▸ **What to do**
Give again only the lines running from the one with "What Plotly code" through the one with "import plotly.graph_objects as go", inclusive. Omit every picture.

▸ **Stored records**
--- begin ---

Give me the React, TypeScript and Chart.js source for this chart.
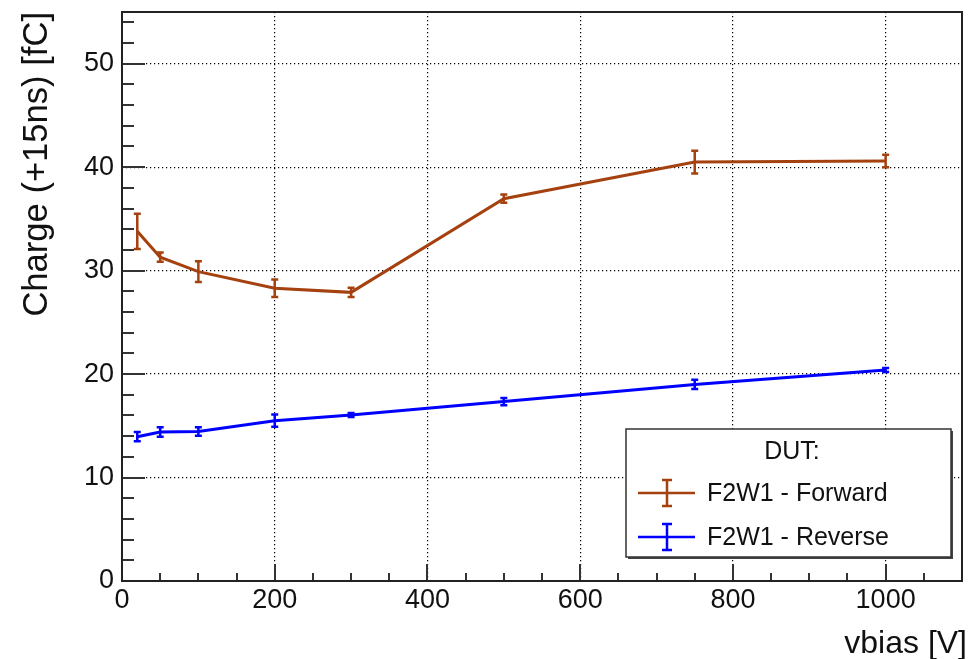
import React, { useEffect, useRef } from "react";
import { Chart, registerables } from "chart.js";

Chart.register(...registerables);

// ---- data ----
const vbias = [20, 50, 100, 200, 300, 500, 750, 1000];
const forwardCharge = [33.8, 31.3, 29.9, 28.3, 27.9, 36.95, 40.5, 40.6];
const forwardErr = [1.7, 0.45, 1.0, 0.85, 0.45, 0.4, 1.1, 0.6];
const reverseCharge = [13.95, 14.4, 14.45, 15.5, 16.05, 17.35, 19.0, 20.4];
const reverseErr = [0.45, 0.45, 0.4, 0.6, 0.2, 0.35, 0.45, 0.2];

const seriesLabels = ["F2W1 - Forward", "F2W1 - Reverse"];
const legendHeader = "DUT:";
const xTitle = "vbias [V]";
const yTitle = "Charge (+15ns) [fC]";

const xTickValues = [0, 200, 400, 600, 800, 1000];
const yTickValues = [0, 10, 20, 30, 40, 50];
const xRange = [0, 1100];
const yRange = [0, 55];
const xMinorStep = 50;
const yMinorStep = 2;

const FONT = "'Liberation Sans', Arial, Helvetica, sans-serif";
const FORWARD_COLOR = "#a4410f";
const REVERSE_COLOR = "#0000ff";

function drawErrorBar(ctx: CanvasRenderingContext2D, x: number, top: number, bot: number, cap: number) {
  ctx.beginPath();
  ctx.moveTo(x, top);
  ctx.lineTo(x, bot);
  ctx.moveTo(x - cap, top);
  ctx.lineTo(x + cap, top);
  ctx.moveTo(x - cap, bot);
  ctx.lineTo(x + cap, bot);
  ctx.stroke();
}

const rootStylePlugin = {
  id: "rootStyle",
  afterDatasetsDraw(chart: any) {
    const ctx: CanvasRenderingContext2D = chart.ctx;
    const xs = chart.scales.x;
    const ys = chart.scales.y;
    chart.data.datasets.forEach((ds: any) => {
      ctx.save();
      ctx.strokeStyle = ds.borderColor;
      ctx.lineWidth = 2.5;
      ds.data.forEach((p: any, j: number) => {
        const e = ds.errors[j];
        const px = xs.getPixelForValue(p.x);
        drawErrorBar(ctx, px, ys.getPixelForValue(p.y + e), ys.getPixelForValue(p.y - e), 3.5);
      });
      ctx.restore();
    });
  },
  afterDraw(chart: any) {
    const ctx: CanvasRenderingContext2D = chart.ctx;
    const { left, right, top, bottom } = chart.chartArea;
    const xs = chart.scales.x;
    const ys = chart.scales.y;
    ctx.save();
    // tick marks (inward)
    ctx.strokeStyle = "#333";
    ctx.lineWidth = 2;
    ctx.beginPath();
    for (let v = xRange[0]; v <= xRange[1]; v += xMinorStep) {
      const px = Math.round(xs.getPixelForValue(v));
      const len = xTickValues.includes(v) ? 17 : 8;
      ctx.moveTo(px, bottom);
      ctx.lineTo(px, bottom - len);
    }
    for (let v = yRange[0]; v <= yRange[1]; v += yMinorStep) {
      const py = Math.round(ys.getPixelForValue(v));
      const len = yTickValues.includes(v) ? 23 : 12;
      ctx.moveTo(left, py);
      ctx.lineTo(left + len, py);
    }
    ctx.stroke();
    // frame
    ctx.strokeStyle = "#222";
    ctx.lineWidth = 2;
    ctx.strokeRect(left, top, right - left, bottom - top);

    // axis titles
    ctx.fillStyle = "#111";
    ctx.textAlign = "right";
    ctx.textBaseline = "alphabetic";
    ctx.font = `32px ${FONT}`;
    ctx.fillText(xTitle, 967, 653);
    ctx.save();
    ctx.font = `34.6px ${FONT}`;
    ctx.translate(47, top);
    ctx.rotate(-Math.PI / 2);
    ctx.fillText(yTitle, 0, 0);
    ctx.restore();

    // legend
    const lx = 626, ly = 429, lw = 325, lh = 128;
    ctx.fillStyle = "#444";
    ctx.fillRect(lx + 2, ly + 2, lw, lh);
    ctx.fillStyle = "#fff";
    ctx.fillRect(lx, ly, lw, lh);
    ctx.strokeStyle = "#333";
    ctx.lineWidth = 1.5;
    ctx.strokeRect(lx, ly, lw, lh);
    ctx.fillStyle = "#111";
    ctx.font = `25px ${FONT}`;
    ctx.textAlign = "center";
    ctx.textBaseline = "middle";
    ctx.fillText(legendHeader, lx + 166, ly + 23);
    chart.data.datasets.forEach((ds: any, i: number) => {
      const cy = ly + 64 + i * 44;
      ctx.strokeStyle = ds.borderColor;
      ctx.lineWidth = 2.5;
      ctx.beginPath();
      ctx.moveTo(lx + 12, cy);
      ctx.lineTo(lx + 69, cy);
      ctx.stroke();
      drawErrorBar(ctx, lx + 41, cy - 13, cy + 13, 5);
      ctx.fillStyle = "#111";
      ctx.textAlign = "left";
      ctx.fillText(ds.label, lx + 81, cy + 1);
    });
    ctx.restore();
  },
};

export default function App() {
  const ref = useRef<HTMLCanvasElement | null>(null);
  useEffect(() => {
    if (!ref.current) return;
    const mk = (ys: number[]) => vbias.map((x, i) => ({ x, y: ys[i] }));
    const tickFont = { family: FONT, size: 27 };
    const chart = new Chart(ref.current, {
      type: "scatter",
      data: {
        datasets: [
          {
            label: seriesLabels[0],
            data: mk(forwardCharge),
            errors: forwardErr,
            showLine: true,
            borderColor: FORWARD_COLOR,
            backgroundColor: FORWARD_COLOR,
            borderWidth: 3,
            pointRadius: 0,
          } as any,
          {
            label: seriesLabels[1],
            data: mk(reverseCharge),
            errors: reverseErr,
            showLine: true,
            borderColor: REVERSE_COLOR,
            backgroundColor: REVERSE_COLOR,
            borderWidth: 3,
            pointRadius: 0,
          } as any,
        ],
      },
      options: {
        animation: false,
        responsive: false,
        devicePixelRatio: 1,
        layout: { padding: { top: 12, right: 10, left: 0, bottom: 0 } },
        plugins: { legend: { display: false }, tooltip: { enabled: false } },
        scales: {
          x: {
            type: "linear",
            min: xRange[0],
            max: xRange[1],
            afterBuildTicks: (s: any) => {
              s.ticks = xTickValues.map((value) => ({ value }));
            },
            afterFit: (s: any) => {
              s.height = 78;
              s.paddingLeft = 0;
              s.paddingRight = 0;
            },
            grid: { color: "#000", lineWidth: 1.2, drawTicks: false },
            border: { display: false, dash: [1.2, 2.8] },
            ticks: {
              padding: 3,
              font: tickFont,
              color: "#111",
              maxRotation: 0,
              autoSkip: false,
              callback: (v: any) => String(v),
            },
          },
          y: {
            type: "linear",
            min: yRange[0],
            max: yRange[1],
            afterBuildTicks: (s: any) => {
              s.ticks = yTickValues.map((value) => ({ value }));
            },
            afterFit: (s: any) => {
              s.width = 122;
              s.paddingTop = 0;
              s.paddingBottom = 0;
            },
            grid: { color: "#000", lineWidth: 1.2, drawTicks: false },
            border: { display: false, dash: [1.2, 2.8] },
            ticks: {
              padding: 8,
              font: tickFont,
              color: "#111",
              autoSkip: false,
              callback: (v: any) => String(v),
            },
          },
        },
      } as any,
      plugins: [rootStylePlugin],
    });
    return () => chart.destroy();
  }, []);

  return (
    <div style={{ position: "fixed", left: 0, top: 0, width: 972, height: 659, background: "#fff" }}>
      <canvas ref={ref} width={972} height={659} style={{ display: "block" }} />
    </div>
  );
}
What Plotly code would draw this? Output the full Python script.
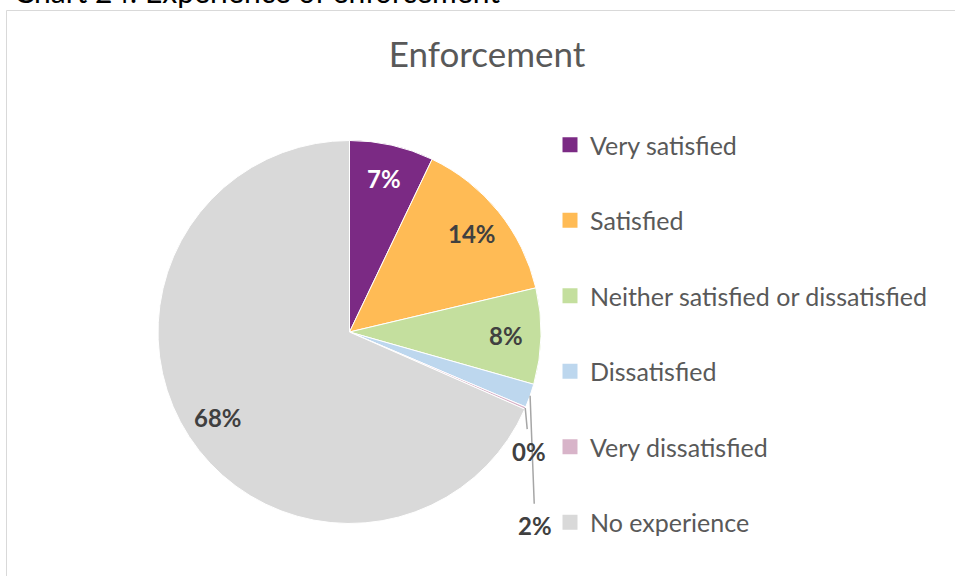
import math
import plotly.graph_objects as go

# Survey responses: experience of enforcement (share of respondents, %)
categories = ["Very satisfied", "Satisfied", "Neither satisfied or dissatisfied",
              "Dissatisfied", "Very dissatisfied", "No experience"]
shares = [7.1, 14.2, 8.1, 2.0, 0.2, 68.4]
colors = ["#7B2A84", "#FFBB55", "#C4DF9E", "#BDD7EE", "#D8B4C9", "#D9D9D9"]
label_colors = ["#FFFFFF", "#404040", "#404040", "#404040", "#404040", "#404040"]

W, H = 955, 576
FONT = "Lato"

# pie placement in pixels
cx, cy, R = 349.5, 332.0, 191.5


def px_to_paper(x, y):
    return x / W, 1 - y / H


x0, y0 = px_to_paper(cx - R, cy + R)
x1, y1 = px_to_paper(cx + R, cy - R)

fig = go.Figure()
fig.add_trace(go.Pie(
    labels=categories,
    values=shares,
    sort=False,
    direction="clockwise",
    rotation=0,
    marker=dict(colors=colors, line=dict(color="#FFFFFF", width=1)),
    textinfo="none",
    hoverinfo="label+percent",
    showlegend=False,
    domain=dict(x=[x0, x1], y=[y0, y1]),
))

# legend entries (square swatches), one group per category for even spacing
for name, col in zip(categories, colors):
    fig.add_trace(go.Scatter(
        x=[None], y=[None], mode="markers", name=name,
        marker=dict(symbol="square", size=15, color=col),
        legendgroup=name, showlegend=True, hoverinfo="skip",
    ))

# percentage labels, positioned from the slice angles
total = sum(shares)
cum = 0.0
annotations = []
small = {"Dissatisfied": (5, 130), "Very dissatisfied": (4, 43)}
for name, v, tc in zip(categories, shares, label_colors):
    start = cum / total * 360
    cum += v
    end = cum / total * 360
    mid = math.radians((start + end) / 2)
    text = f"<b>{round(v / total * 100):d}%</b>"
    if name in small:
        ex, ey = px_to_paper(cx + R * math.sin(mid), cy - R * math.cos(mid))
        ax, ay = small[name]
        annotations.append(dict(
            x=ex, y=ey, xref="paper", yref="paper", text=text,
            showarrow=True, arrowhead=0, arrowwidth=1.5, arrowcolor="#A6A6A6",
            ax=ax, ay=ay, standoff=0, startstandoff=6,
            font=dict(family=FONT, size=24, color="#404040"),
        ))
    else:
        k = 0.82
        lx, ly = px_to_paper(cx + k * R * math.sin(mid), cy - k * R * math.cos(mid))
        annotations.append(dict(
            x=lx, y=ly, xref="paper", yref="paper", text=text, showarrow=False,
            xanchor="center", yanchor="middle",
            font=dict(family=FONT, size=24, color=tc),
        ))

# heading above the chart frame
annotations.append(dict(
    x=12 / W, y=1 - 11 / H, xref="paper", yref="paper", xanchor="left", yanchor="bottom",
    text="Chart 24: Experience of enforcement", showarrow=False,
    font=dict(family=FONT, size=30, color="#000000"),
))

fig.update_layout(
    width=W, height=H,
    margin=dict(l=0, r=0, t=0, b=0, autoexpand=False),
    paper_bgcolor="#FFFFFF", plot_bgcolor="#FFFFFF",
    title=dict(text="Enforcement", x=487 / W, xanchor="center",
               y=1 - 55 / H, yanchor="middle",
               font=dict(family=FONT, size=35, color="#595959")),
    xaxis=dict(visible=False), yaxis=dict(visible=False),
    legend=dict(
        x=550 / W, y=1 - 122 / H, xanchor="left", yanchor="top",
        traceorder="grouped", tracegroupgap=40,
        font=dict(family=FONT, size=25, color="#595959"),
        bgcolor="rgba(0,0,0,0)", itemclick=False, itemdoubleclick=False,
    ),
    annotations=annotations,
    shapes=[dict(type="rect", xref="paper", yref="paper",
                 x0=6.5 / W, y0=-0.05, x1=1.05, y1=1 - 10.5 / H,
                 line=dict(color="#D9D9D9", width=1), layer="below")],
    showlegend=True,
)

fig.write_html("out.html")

--- end ---

▸ **Written response**
What Plotly code would draw this? Output the full Python script.
import math
import plotly.graph_objects as go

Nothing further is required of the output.